One secret to the Wagenbergs' success is a growing obsession with not just getting the shot, but also with making the work watchable, even if it's a police sting. "I was a director of photography for a while, doing what I call legitimate video," Mr. Wagenberg said. "Commercials. Fashion show stuff. There's an art to lighting someone and making them look good." He added that he had taken pains to provide infrared backlighting for clandestine videotapes of police investigations.

Bill Guttentag, a co-creator and executive producer of "Crime & Punishment," said Mr. Wagenberg's concealed cameras allowed courtroom events to unfold naturally on television, while providing shots that meshed easily with the high-definition video used elsewhere in the show. "Very quickly, people forget" about the concealed robotics, he said, adding, "Any success we have, we owe in large part to Mitchell."

Mr.
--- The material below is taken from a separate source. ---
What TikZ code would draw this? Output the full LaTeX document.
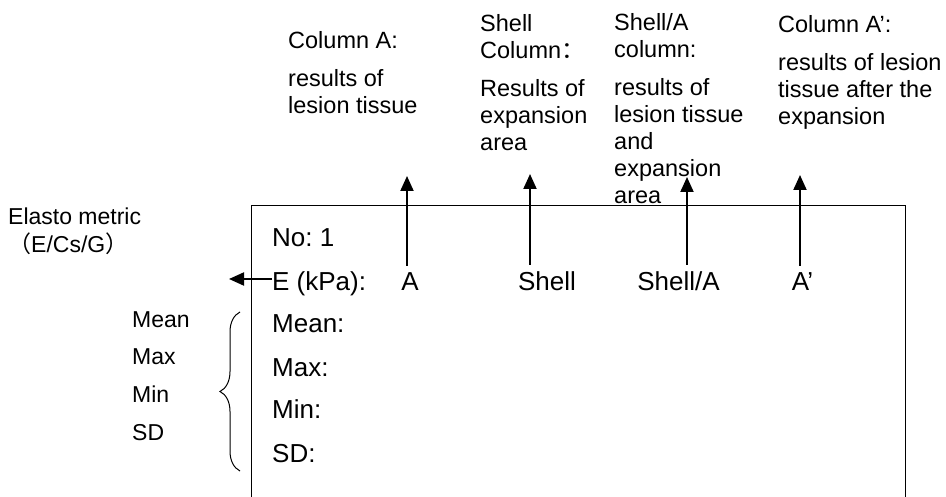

Wagenberg, who is annoyed by the suggestion that his shots have become the stuff of entertainment, contends that his fundamental mission is to locate truths that would remain hidden if it were not for the concealed cameras. "How would you ever find out what goes on in those factories?" he said, referring to film his equipment once captured of children whose hands had been scalded in Indian silk plants.

"I'm going to get fussier," he said of the future. He expects demand for hidden cameras to increase as the equipment continues to shrink. He said he hoped to work more often with the watchdog groups and to sidestep the less worthy news media assignments.

"They do great stories, and they do stupid stories," he explained. "I just want to stay away from the stupid stories."